··· Material ···

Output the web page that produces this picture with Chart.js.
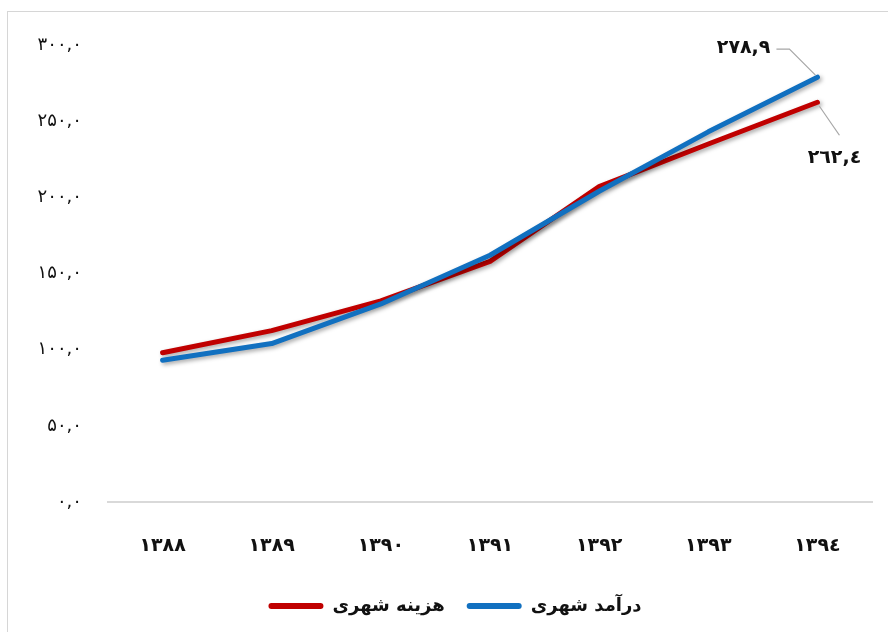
<!DOCTYPE html>
<html>
<head>
<meta charset="utf-8">
<script src="https://cdn.jsdelivr.net/npm/chart.js@4.4.1/dist/chart.umd.min.js"></script>
<style>
  html, body { margin: 0; padding: 0; background: #fff; overflow: hidden; }
  #frame { position: absolute; left: 7px; top: 11px; width: 940px; height: 700px; border: 1px solid #d6d6d6; box-sizing: border-box; }
  #wrap { position: absolute; left: 0; top: 0; width: 888px; height: 632px; }
</style>
</head>
<body>
<div id="frame"></div>
<div id="wrap"><canvas id="c" width="888" height="632"></canvas></div>
<script>
const categories = ['۱۳۸۸', '۱۳۸۹', '۱۳۹۰', '۱۳۹۱', '۱۳۹۲', '۱۳۹۳', '۱۳۹٤'];
const expenseLabel = 'هزینه شهری';
const incomeLabel = 'درآمد شهری';
const expenseValues = [98, 112.5, 132, 158, 207, 235, 262.4];
const incomeValues = [93, 104, 130, 162, 204, 243, 278.9];
const yTickLabels = ['۰,۰', '۵۰,۰', '۱۰۰,۰', '۱۵۰,۰', '۲۰۰,۰', '۲۵۰,۰', '۳۰۰,۰'];
const persianDigits = ['۰','۱','۲','۳','٤','۵','٦','۷','۸','۹'];

function toFa(v) {
  return v.toFixed(1).replace('.', ',').replace(/[0-9]/g, d => persianDigits[+d]);
}

const RED = '#C00000';
const BLUE = '#1170C0';
const FONT = '"DejaVu Sans", sans-serif';

const shadowPlugin = {
  id: 'lineShadow',
  beforeDatasetDraw(chart) {
    const ctx = chart.ctx;
    ctx.save();
    ctx.shadowColor = 'rgba(0,0,0,0.35)';
    ctx.shadowBlur = 4;
    ctx.shadowOffsetX = 2;
    ctx.shadowOffsetY = 2;
  },
  afterDatasetDraw(chart) {
    chart.ctx.restore();
  }
};

const lastLabelPlugin = {
  id: 'lastLabels',
  afterDatasetsDraw(chart) {
    const ctx = chart.ctx;
    ctx.save();
    ctx.font = 'bold 19px ' + FONT;
    ctx.strokeStyle = '#a6a6a6';
    ctx.lineWidth = 1.2;
    ctx.fillStyle = '#111';
    ctx.textBaseline = 'middle';
    const mi = chart.getDatasetMeta(1);
    const pi = mi.data[mi.data.length - 1];
    ctx.beginPath();
    ctx.moveTo(pi.x - 2, pi.y - 2);
    ctx.lineTo(pi.x - 28, pi.y - 28);
    ctx.lineTo(pi.x - 41, pi.y - 28);
    ctx.stroke();
    ctx.textAlign = 'right';
    ctx.fillText(toFa(incomeValues[incomeValues.length - 1]), pi.x - 47, pi.y - 29);
    const me = chart.getDatasetMeta(0);
    const pe = me.data[me.data.length - 1];
    ctx.beginPath();
    ctx.moveTo(pe.x + 2, pe.y + 4);
    ctx.lineTo(pe.x + 22, pe.y + 33);
    ctx.stroke();
    ctx.textAlign = 'center';
    ctx.fillText(toFa(expenseValues[expenseValues.length - 1]), pe.x + 17, pe.y + 56);
    ctx.restore();
  }
};

new Chart(document.getElementById('c'), {
  type: 'line',
  data: {
    labels: categories,
    datasets: [
      { label: expenseLabel, data: expenseValues, borderColor: RED, backgroundColor: RED, borderWidth: 5, pointRadius: 0, tension: 0, order: 1, borderCapStyle: 'round', borderJoinStyle: 'round' },
      { label: incomeLabel, data: incomeValues, borderColor: BLUE, backgroundColor: BLUE, borderWidth: 5, pointRadius: 0, tension: 0, order: 0, borderCapStyle: 'round', borderJoinStyle: 'round' }
    ]
  },
  options: {
    responsive: false,
    animation: false,
    events: [],
    layout: { padding: { left: 38, right: 16, top: 45, bottom: 7 } },
    scales: {
      x: {
        offset: true,
        grid: { display: false, drawTicks: false, offset: true },
        border: { display: true, color: '#d9d9d9', width: 2 },
        ticks: { color: '#111', font: { family: FONT, size: 19, weight: 'bold' }, padding: 33, maxRotation: 0 },
        afterFit(s) { s.height = 73; }
      },
      y: {
        min: 0, max: 300,
        grid: { display: false, drawTicks: false },
        border: { display: false },
        ticks: {
          stepSize: 50,
          color: '#111',
          font: { family: FONT, size: 18 },
          padding: 26,
          callback: (v) => yTickLabels[Math.round(v / 50)]
        },
        afterFit(s) { s.width = 70; }
      }
    },
    plugins: {
      tooltip: { enabled: false },
      legend: {
        position: 'bottom',
        labels: {
          color: '#111',
          font: { family: FONT, size: 18, weight: 'bold' },
          boxWidth: 55,
          boxHeight: 6,
          padding: 22,
          useBorderRadius: true,
          borderRadius: 3,
          sort: (a, b) => a.datasetIndex - b.datasetIndex,
          generateLabels(chart) {
            return chart.data.datasets.map((ds, i) => ({
              text: ds.label,
              fillStyle: ds.borderColor,
              strokeStyle: ds.borderColor,
              lineWidth: 0,
              borderRadius: 3,
              hidden: false,
              datasetIndex: i,
              fontColor: '#111'
            }));
          }
        }
      }
    }
  },
  plugins: [shadowPlugin, lastLabelPlugin]
});
</script>
</body>
</html>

···

Quote the material in full and exactly; do not carry over its pictures.

Output for this task:
Output the web page that produces this picture with Chart.js.
<!DOCTYPE html>
<html>
<head>
<meta charset="utf-8">
<script src="https://cdn.jsdelivr.net/npm/chart.js@4.4.1/dist/chart.umd.min.js"></script>
<style>
  html, body { margin: 0; padding: 0; background: #fff; overflow: hidden; }
  #frame { position: absolute; left: 7px; top: 11px; width: 940px; height: 700px; border: 1px solid #d6d6d6; box-sizing: border-box; }
  #wrap { position: absolute; left: 0; top: 0; width: 888px; height: 632px; }
</style>
</head>
<body>
<div id="frame"></div>
<div id="wrap"><canvas id="c" width="888" height="632"></canvas></div>
<script>
const categories = ['۱۳۸۸', '۱۳۸۹', '۱۳۹۰', '۱۳۹۱', '۱۳۹۲', '۱۳۹۳', '۱۳۹٤'];
const expenseLabel = 'هزینه شهری';
const incomeLabel = 'درآمد شهری';
const expenseValues = [98, 112.5, 132, 158, 207, 235, 262.4];
const incomeValues = [93, 104, 130, 162, 204, 243, 278.9];
const yTickLabels = ['۰,۰', '۵۰,۰', '۱۰۰,۰', '۱۵۰,۰', '۲۰۰,۰', '۲۵۰,۰', '۳۰۰,۰'];
const persianDigits = ['۰','۱','۲','۳','٤','۵','٦','۷','۸','۹'];

function toFa(v) {
  return v.toFixed(1).replace('.', ',').replace(/[0-9]/g, d => persianDigits[+d]);
}

const RED = '#C00000';
const BLUE = '#1170C0';
const FONT = '"DejaVu Sans", sans-serif';

const shadowPlugin = {
  id: 'lineShadow',
  beforeDatasetDraw(chart) {
    const ctx = chart.ctx;
    ctx.save();
    ctx.shadowColor = 'rgba(0,0,0,0.35)';
    ctx.shadowBlur = 4;
    ctx.shadowOffsetX = 2;
    ctx.shadowOffsetY = 2;
  },
  afterDatasetDraw(chart) {
    chart.ctx.restore();
  }
};

const lastLabelPlugin = {
  id: 'lastLabels',
  afterDatasetsDraw(chart) {
    const ctx = chart.ctx;
    ctx.save();
    ctx.font = 'bold 19px ' + FONT;
    ctx.strokeStyle = '#a6a6a6';
    ctx.lineWidth = 1.2;
    ctx.fillStyle = '#111';
    ctx.textBaseline = 'middle';
    const mi = chart.getDatasetMeta(1);
    const pi = mi.data[mi.data.length - 1];
    ctx.beginPath();
    ctx.moveTo(pi.x - 2, pi.y - 2);
    ctx.lineTo(pi.x - 28, pi.y - 28);
    ctx.lineTo(pi.x - 41, pi.y - 28);
    ctx.stroke();
    ctx.textAlign = 'right';
    ctx.fillText(toFa(incomeValues[incomeValues.length - 1]), pi.x - 47, pi.y - 29);
    const me = chart.getDatasetMeta(0);
    const pe = me.data[me.data.length - 1];
    ctx.beginPath();
    ctx.moveTo(pe.x + 2, pe.y + 4);
    ctx.lineTo(pe.x + 22, pe.y + 33);
    ctx.stroke();
    ctx.textAlign = 'center';
    ctx.fillText(toFa(expenseValues[expenseValues.length - 1]), pe.x + 17, pe.y + 56);
    ctx.restore();
  }
};

new Chart(document.getElementById('c'), {
  type: 'line',
  data: {
    labels: categories,
    datasets: [
      { label: expenseLabel, data: expenseValues, borderColor: RED, backgroundColor: RED, borderWidth: 5, pointRadius: 0, tension: 0, order: 1, borderCapStyle: 'round', borderJoinStyle: 'round' },
      { label: incomeLabel, data: incomeValues, borderColor: BLUE, backgroundColor: BLUE, borderWidth: 5, pointRadius: 0, tension: 0, order: 0, borderCapStyle: 'round', borderJoinStyle: 'round' }
    ]
  },
  options: {
    responsive: false,
    animation: false,
    events: [],
    layout: { padding: { left: 38, right: 16, top: 45, bottom: 7 } },
    scales: {
      x: {
        offset: true,
        grid: { display: false, drawTicks: false, offset: true },
        border: { display: true, color: '#d9d9d9', width: 2 },
        ticks: { color: '#111', font: { family: FONT, size: 19, weight: 'bold' }, padding: 33, maxRotation: 0 },
        afterFit(s) { s.height = 73; }
      },
      y: {
        min: 0, max: 300,
        grid: { display: false, drawTicks: false },
        border: { display: false },
        ticks: {
          stepSize: 50,
          color: '#111',
          font: { family: FONT, size: 18 },
          padding: 26,
          callback: (v) => yTickLabels[Math.round(v / 50)]
        },
        afterFit(s) { s.width = 70; }
      }
    },
    plugins: {
      tooltip: { enabled: false },
      legend: {
        position: 'bottom',
        labels: {
          color: '#111',
          font: { family: FONT, size: 18, weight: 'bold' },
          boxWidth: 55,
          boxHeight: 6,
          padding: 22,
          useBorderRadius: true,
          borderRadius: 3,
          sort: (a, b) => a.datasetIndex - b.datasetIndex,
          generateLabels(chart) {
            return chart.data.datasets.map((ds, i) => ({
              text: ds.label,
              fillStyle: ds.borderColor,
              strokeStyle: ds.borderColor,
              lineWidth: 0,
              borderRadius: 3,
              hidden: false,
              datasetIndex: i,
              fontColor: '#111'
            }));
          }
        }
      }
    }
  },
  plugins: [shadowPlugin, lastLabelPlugin]
});
</script>
</body>
</html>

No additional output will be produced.